Extrapolating from the above, would it be accurate for me to think that among all of the new content edits people made within the past 90 days using the visual editor at the wikis listed in the task description (excluding en.wiki), ~870 of those new content edits were made by junior contributors (200/.23)?

Related: would it be accurate for me to think that if I sum the Number of new content edits that included domain column in the Domain summary stats sheet I'll arrive at the total number of new content edits people made within the past 90 days using the visual editor at the wikis listed in the task description (excluding en.wiki) (45,203 new content edits with VE)?

@ppelberg
I'm working on making the adjustments identified above.

Please see responses to questions below:

Extrapolating from the above, would it be accurate for me to think that among all of the new content edits people made within the past 90 days using the visual editor at the wikis listed in the task description (excluding en.wiki), ~870 of those new content edits were made by junior contributors (200/.23)?

Sorry the above statement was incorrectly looking at a subset of data. See corrected statement below (and as revised in T346982#9364769) to accurately reflect all reviewed wikis (excluding enwiki).

"The most frequently cited domain by junior editors (< 100 edits) across all the identified wikis was youtube.com. About 3.9% of all new content edits by Junior Contributors across all identified wikis (excluding enwiki) included at least one reference to this domain.

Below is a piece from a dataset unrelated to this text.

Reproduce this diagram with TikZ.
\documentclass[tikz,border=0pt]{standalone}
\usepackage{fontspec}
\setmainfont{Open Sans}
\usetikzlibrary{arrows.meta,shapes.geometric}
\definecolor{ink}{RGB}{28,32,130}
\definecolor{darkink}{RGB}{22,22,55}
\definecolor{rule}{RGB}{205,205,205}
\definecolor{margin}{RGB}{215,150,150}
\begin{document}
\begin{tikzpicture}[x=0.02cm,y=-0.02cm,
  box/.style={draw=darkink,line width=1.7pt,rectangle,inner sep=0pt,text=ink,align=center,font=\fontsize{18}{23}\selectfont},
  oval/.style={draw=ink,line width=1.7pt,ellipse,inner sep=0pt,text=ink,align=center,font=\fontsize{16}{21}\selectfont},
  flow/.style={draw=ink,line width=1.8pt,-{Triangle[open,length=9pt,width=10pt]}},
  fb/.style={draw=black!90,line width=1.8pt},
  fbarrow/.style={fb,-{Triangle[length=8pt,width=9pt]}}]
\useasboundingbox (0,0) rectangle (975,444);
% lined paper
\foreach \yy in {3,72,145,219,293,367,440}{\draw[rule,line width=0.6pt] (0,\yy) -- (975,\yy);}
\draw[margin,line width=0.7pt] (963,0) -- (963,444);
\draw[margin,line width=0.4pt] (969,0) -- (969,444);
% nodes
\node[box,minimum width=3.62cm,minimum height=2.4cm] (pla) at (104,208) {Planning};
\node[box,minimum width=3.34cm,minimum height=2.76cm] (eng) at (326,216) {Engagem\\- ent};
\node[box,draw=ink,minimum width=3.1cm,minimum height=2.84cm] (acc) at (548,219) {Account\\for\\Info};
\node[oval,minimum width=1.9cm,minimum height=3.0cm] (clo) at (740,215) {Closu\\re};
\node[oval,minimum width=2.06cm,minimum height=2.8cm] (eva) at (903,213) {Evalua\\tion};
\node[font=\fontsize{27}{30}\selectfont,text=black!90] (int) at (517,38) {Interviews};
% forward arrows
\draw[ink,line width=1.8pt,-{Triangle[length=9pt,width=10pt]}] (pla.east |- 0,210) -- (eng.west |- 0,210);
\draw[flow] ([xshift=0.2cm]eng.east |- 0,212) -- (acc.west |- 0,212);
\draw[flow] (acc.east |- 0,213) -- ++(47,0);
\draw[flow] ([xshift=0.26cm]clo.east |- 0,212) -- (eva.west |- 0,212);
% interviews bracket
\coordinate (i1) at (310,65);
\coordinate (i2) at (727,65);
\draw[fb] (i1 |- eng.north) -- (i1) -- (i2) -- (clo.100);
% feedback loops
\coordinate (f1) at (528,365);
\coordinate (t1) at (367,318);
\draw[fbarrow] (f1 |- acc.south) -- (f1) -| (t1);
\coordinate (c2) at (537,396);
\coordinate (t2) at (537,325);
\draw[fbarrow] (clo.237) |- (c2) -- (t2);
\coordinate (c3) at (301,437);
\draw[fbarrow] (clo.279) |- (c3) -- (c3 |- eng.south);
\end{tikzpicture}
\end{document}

There were 5159 new content edits by Junior Contributors during the reviewed timeframe and 200 of these included at least one reference to youtube."

Edits that included a reference to this domain were also more frequently reverted. 29 of the 200 new content edits by Junior Contributors that included a reference to youtube were reverted (14.5%).

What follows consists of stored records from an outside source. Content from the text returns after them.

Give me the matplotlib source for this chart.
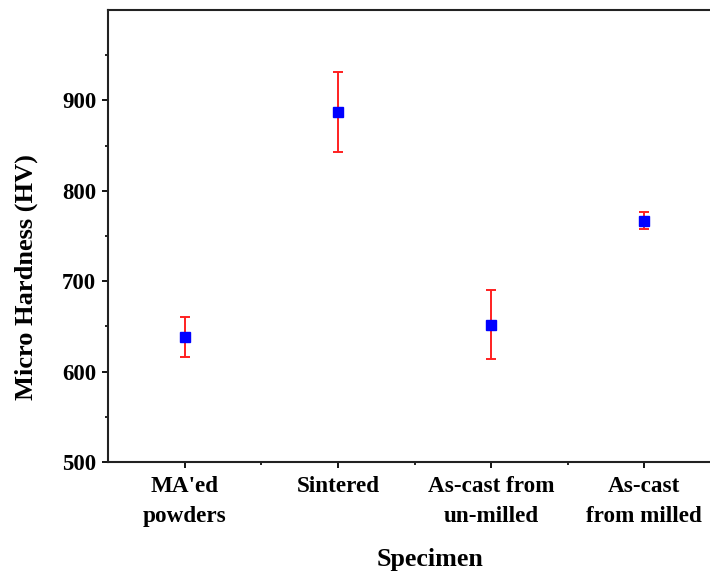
import matplotlib
matplotlib.use("Agg")
import matplotlib.pyplot as plt
from matplotlib.ticker import FixedLocator

categories = ["MA'ed\npowders", "Sintered", "As-cast from\nun-milled", "As-cast\nfrom milled"]
hardness = [638, 887, 652, 767]
errors = [22, 44.5, 38.5, 9.5]
y_ticks = [500, 600, 700, 800, 900]

plt.rcParams['font.family'] = ['Liberation Serif', 'DejaVu Serif']
plt.rcParams['font.weight'] = 'bold'

fig = plt.figure(figsize=(7.10, 5.71), dpi=100)
W, H = 710, 571
left, right, top, bottom = 108, 721, 10, 462
ax = fig.add_axes([left / W, 1 - bottom / H, (right - left) / W, (bottom - top) / H])

x = list(range(1, len(categories) + 1))
ax.errorbar(x, hardness, yerr=errors, fmt='none', ecolor='#ff2020', elinewidth=1.4,
            capsize=3.5, capthick=1.4, zorder=2)
ax.plot(x, hardness, linestyle='none', marker='s', markersize=7.5, color='#0000ff', zorder=3)

ax.set_xlim(0.5, 4.5)
ax.set_ylim(500, 1000)
ax.yaxis.set_major_locator(FixedLocator(y_ticks))
ax.yaxis.set_minor_locator(FixedLocator([550, 650, 750, 850, 950]))
ax.xaxis.set_major_locator(FixedLocator(x))
ax.xaxis.set_minor_locator(FixedLocator([1.5, 2.5, 3.5]))
ax.set_xticklabels(categories, fontsize=16.7, fontweight='bold', linespacing=1.6)
ax.set_yticklabels([str(v) for v in y_ticks], fontsize=16.5, fontweight='bold')

ax.tick_params(axis='x', which='major', direction='out', length=4, width=1.3, pad=6)
ax.tick_params(axis='y', which='major', direction='out', length=4, width=1.3, pad=4.5)
ax.tick_params(axis='both', which='minor', direction='out', length=2.5, width=1.2)
for s in ['left', 'bottom', 'top']:
    ax.spines[s].set_linewidth(1.5)
    ax.spines[s].set_color('#222222')
ax.spines['right'].set_visible(False)

ax.set_ylabel('Micro Hardness (HV)', fontsize=19, fontweight='bold')
ax.set_xlabel('Specimen', fontsize=18.7, fontweight='bold')
ax.yaxis.set_label_coords(-0.114, 0.41)
ax.xaxis.set_label_coords(0.526, -0.19)

fig.savefig('out.png', dpi=100)
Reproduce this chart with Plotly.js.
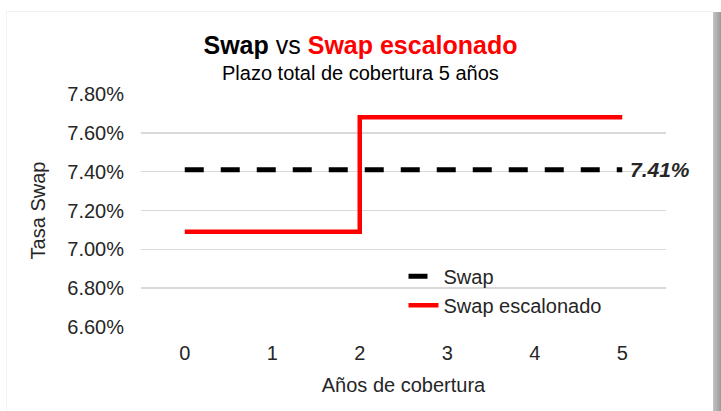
<!DOCTYPE html>
<html>
<head>
<meta charset="utf-8">
<script src="https://cdn.plot.ly/plotly-3.0.1.min.js"></script>
<style>
  html, body { margin: 0; padding: 0; background: #ffffff; }
  #wrap { position: relative; width: 721px; height: 411px; overflow: hidden; background: #ffffff; }
  #card { position: absolute; left: 6px; top: 11px; width: 706px; height: 410px; background: #ffffff;
          border-top: 1px solid #f0f0f0; border-left: 1px solid #f2f2f2; }
  #shadow { position: absolute; left: 713px; top: 12px; width: 8px; height: 400px;
            background: linear-gradient(to right, #c4c4c4, #9a9a9a); }
  #chart { position: absolute; left: 0; top: 0; width: 721px; height: 411px; }
</style>
</head>
<body>
<div id="wrap">
  <div id="card"></div>
  <div id="shadow"></div>
  <div id="chart"></div>
</div>
<script>
// ---- data ----
const years = [0, 1, 2, 3, 4, 5];
const swapRate = [0.0741, 0.0741, 0.0741, 0.0741, 0.0741, 0.0741];
const stepRate = [0.0709, 0.0709, 0.0768, 0.0768, 0.0768, 0.0768];
const seriesNames = ["Swap", "Swap escalonado"];
const yTicks = [0.066, 0.068, 0.070, 0.072, 0.074, 0.076, 0.078];
const swapLabel = "7.41%";
const subtitle = "Plazo total de cobertura 5 años";

const font = "Arial, 'Liberation Sans', sans-serif";
const textColor = "#262626";

const traces = [
  {
    x: years, y: swapRate, name: seriesNames[0], type: "scatter", mode: "lines",
    line: { color: "#000000", width: 5, dash: "19px,17px" }
  },
  {
    x: years, y: stepRate, name: seriesNames[1], type: "scatter", mode: "lines",
    line: { color: "#ff0000", width: 4.5, shape: "hv" }
  }
];

const layout = {
  width: 721, height: 411,
  margin: { l: 141, r: 55, t: 94, b: 84 },
  paper_bgcolor: "rgba(0,0,0,0)",
  plot_bgcolor: "rgba(0,0,0,0)",
  font: { family: font, color: textColor, size: 20 },
  title: {
    text: "<b>Swap</b> vs <b><span style='color:#ff0000'>Swap escalonado</span></b>",
    font: { family: font, size: 25, color: "#000000" },
    x: 0.5, xanchor: "center", xref: "container",
    y: 1 - 45 / 411, yanchor: "middle", yref: "container"
  },
  xaxis: {
    range: [-0.5, 5.5],
    tickmode: "array", tickvals: years, ticktext: years.map(String),
    showgrid: false, zeroline: false, showline: false, ticks: "",
    tickfont: { family: font, size: 20, color: textColor },
    ticklabelstandoff: 12,
    title: { text: "Años de cobertura", font: { family: font, size: 20, color: textColor }, standoff: 14 },
    fixedrange: true
  },
  yaxis: {
    range: [0.066, 0.078],
    tickmode: "array", tickvals: yTicks, tickformat: ".2%",
    showgrid: true, gridcolor: "#d9d9d9", gridwidth: 1.5,
    zeroline: false, showline: false, ticks: "",
    tickfont: { family: font, size: 20, color: textColor },
    ticklabelstandoff: 16,
    title: { text: "Tasa Swap", font: { family: font, size: 20, color: textColor }, standoff: 16 },
    fixedrange: true
  },
  showlegend: true,
  legend: {
    x: 0.5, xanchor: "left", y: 0.302, yanchor: "top",
    bgcolor: "rgba(0,0,0,0)", borderwidth: 0,
    font: { family: font, size: 20, color: textColor },
    itemwidth: 30, tracegroupgap: 0
  },
  annotations: [
    {
      // subtitle, centred on the figure (plot area spans 141..666 px horizontally, 94..327 px vertically)
      x: (360 - 141) / 525, y: (327 - 73) / 233, xref: "paper", yref: "paper",
      text: subtitle, showarrow: false,
      xanchor: "center", yanchor: "middle",
      font: { family: font, size: 20, color: "#000000" }
    },
    {
      x: years[years.length - 1], y: swapRate[swapRate.length - 1], xref: "x", yref: "y",
      text: "<b><i>" + swapLabel + "</i></b>", showarrow: false,
      xanchor: "left", yanchor: "middle", xshift: 6,
      font: { family: font, size: 21, color: "#262626" }
    }
  ]
};

Plotly.newPlot("chart", traces, layout, { displayModeBar: false, staticPlot: true });
</script>
</body>
</html>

Related: would it be accurate for me to think that if I sum the Number of new content edits that included domain column in the Domain summary stats sheet I'll arrive at the total number of new content edits people made within the past 90 days using the visual editor at the wikis listed in the task description (excluding en.wiki) (45,203 new content edits with VE).

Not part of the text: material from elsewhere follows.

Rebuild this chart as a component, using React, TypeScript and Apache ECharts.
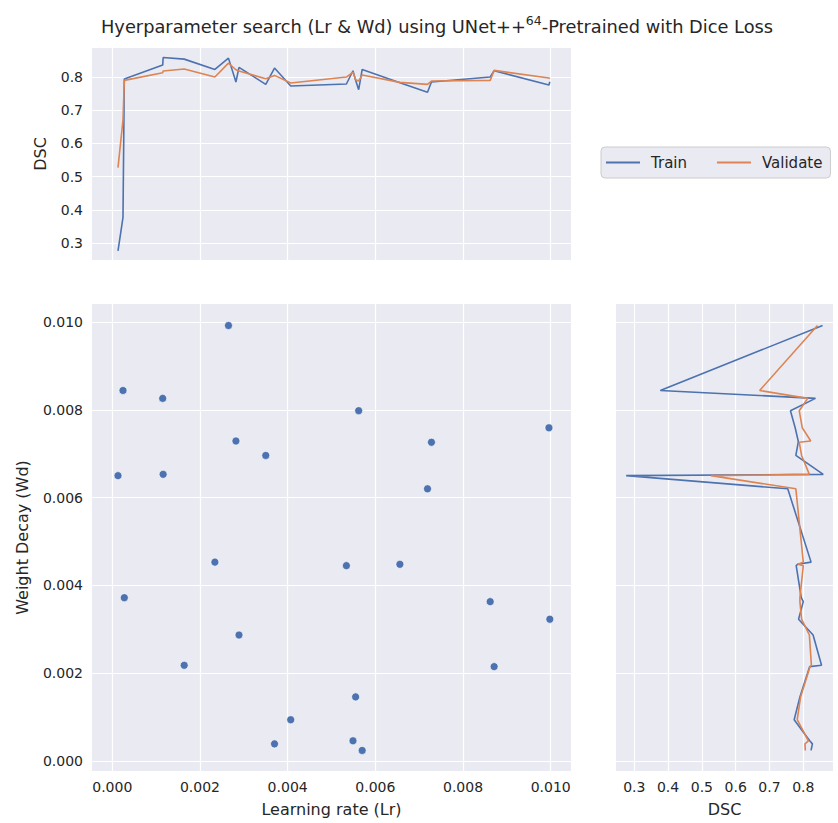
import React, { useEffect, useRef } from "react";
import * as echarts from "echarts";

// One entry per trial (learning rate, weight decay, train DSC, validation DSC)
const lr = [0.00013, 0.000244, 0.000274, 0.00115, 0.00116, 0.00164, 0.00234, 0.00265, 0.00282, 0.00289, 0.0035, 0.0037, 0.00407, 0.00534, 0.00549, 0.00555, 0.00562, 0.0057, 0.00656, 0.00719, 0.00728, 0.00862, 0.00871, 0.00996, 0.00998];
const wd = [0.0065, 0.00844, 0.00372, 0.00826, 0.00653, 0.00218, 0.00453, 0.00992, 0.00729, 0.00287, 0.00696, 0.00039, 0.00094, 0.00445, 0.00046, 0.00146, 0.00798, 0.00024, 0.00448, 0.0062, 0.00726, 0.00363, 0.00215, 0.00759, 0.00323];
const trainDsc = [0.276, 0.377, 0.794, 0.836, 0.859, 0.854, 0.823, 0.857, 0.785, 0.829, 0.778, 0.827, 0.773, 0.779, 0.819, 0.79, 0.762, 0.823, 0.783, 0.754, 0.785, 0.8, 0.819, 0.776, 0.786];
const valDsc = [0.527, 0.671, 0.79, 0.813, 0.818, 0.824, 0.8, 0.842, 0.822, 0.818, 0.795, 0.805, 0.782, 0.8, 0.815, 0.792, 0.788, 0.806, 0.784, 0.778, 0.788, 0.79, 0.82, 0.797, 0.795];

const lrTicks = [0, 0.002, 0.004, 0.006, 0.008, 0.01];
const wdTicks = [0, 0.002, 0.004, 0.006, 0.008, 0.01];
const dscTicks = [0.3, 0.4, 0.5, 0.6, 0.7, 0.8];

const FONT = "DejaVu Sans";
const TXT = "#262626";
const BLUE = "#4C72B0";
const ORANGE = "#DD8452";

function axis(
  gridIndex: number,
  min: number,
  max: number,
  ticks: number[],
  showLabels: boolean,
  digits: number,
  extra: any = {}
) {
  return {
    type: "value",
    gridIndex,
    min,
    max,
    axisLine: { show: false },
    axisTick: { show: false, customValues: ticks },
    axisLabel: {
      show: showLabels,
      customValues: ticks,
      formatter: (v: number) => v.toFixed(digits),
      color: TXT,
      fontSize: 14,
      fontFamily: FONT,
      margin: 9,
    },
    splitLine: { show: true, lineStyle: { color: "#ffffff", width: 1.2 } },
    nameTextStyle: { color: TXT, fontSize: 16, fontFamily: FONT },
    ...extra,
  };
}

export default function App() {
  const ref = useRef<HTMLDivElement>(null);
  useEffect(() => {
    const chart = echarts.init(ref.current!, null, { renderer: "svg" });
    const idx = lr.map((_, i) => i);
    const byLr = [...idx].sort((a, b) => lr[a] - lr[b]);
    const byWd = [...idx].sort((a, b) => wd[b] - wd[a]);

    const lrMin = -0.000463;
    const lrMax = 0.010463;
    const wdMin = -0.000228;
    const wdMax = 0.01041;

    const option: any = {
      animation: false,
      backgroundColor: "#ffffff",
      textStyle: { fontFamily: FONT },
      title: {
        left: 96,
        top: 9,
        text: "{a|Hyerparameter search (Lr & Wd) using UNet++}{s|64}{a|-Pretrained with Dice Loss}",
        textStyle: {
          fontWeight: "normal",
          rich: {
            a: { fontSize: 17.8, fontFamily: FONT, color: TXT, lineHeight: 24, fontWeight: "normal" },
            s: { fontSize: 12.5, fontFamily: FONT, color: TXT, lineHeight: 15, verticalAlign: "top", fontWeight: "normal" },
          },
        },
      },
      legend: {
        left: 601,
        top: 147,
        orient: "horizontal",
        data: ["Train", "Validate"],
        icon: "rect",
        itemWidth: 34,
        itemHeight: 2,
        itemGap: 30,
        padding: [8, 8, 8, 5],
        backgroundColor: "#EAEAF2",
        borderColor: "#cccccc",
        borderWidth: 1,
        borderRadius: 4,
        textStyle: { fontSize: 15, color: TXT, fontFamily: FONT, padding: [0, 0, 0, 6], lineHeight: 14 },
      },
      grid: [
        { left: 92, top: 48, width: 479, height: 212, show: true, backgroundColor: "#EAEAF2", borderWidth: 0 },
        { left: 92, top: 304, width: 479, height: 467, show: true, backgroundColor: "#EAEAF2", borderWidth: 0 },
        { left: 616, top: 304, width: 217, height: 467, show: true, backgroundColor: "#EAEAF2", borderWidth: 0 },
      ],
      xAxis: [
        axis(0, lrMin, lrMax, lrTicks, false, 3),
        axis(1, lrMin, lrMax, lrTicks, true, 3, {
          name: "Learning rate (Lr)",
          nameLocation: "middle",
          nameGap: 30,
        }),
        axis(2, 0.2459, 0.8879, dscTicks, true, 1, {
          name: "DSC",
          nameLocation: "middle",
          nameGap: 30,
        }),
      ],
      yAxis: [
        axis(0, 0.2487, 0.8875, dscTicks, true, 1, {
          name: "DSC",
          nameLocation: "middle",
          nameGap: 44,
        }),
        axis(1, wdMin, wdMax, wdTicks, true, 3, {
          name: "Weight Decay (Wd)",
          nameLocation: "middle",
          nameGap: 62,
        }),
        axis(2, wdMin, wdMax, wdTicks, false, 3),
      ],
      series: [
        {
          name: "Train",
          type: "line",
          xAxisIndex: 0,
          yAxisIndex: 0,
          symbol: "none",
          data: byLr.map((i) => [lr[i], trainDsc[i]]),
          lineStyle: { color: BLUE, width: 1.6 },
          itemStyle: { color: BLUE },
        },
        {
          name: "Validate",
          type: "line",
          xAxisIndex: 0,
          yAxisIndex: 0,
          symbol: "none",
          data: byLr.map((i) => [lr[i], valDsc[i]]),
          lineStyle: { color: ORANGE, width: 1.6 },
          itemStyle: { color: ORANGE },
        },
        {
          name: "Trials",
          type: "scatter",
          xAxisIndex: 1,
          yAxisIndex: 1,
          symbolSize: 8,
          data: idx.map((i) => [lr[i], wd[i]]),
          itemStyle: { color: BLUE, borderColor: "#ffffff", borderWidth: 0.6, opacity: 1 },
        },
        {
          name: "Train",
          type: "line",
          xAxisIndex: 2,
          yAxisIndex: 2,
          symbol: "none",
          data: byWd.map((i) => [trainDsc[i], wd[i]]),
          lineStyle: { color: BLUE, width: 1.6 },
          itemStyle: { color: BLUE },
        },
        {
          name: "Validate",
          type: "line",
          xAxisIndex: 2,
          yAxisIndex: 2,
          symbol: "none",
          data: byWd.map((i) => [valDsc[i], wd[i]]),
          lineStyle: { color: ORANGE, width: 1.6 },
          itemStyle: { color: ORANGE },
        },
      ],
    };
    chart.setOption(option);
    return () => chart.dispose();
  }, []);
  return (
    <div
      ref={ref}
      style={{ position: "absolute", left: 0, top: 0, width: 838, height: 823 }}
    />
  );
}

Not exactly as a single revision can contain references to multiple domains. For the reviewed timeframe, there were 23,919 distinct new content edits made within the past 90 days using the visual editor at the wikis listed in the task description (excluding en.wiki). About 35% of these new content edits reference more than one domain.

I will make adjustments to the sample spreadsheet to clarify the above.

@ppelberg

Before that, are you able to expand/update this dataset and the analysis of it to include en.wiki? I realized just now that I neglected to include en.wiki in the task description.

No problem. I've expanded the dataset to include enwiki.

Might it be possible to expand this spreadsheet to include all edits?

Yes but I recommend viewing the data within Superset as it's too large for Google to handle. The complete dataset is saved in mneisler.references_selectwikis_2023_09 which can be accessed and queried via Superset.

To assist with viewing and further exploration, I've created an initial Superset dashboard from this dataset that includes an aggregate table of the "domain summary stats for select wikis" and a table with the raw dataset ("new content revisions that include a reference for select wikis"). From here, it should be fairly easy to query the data and add charts to view different groupings or metrics.

Note these tables just represent an initial summary view of the data. Let me know if there are any specific aggregations or analyses that would be helpful to provide insight into the types of citations added with new content and to inform our approach to determining source reliability.

Note: I've linked the dashboard generated in this task to T346981 where I think additional analysis on this dataset might be helpful.

Recommend resolving this task for now as the dataset has been generated.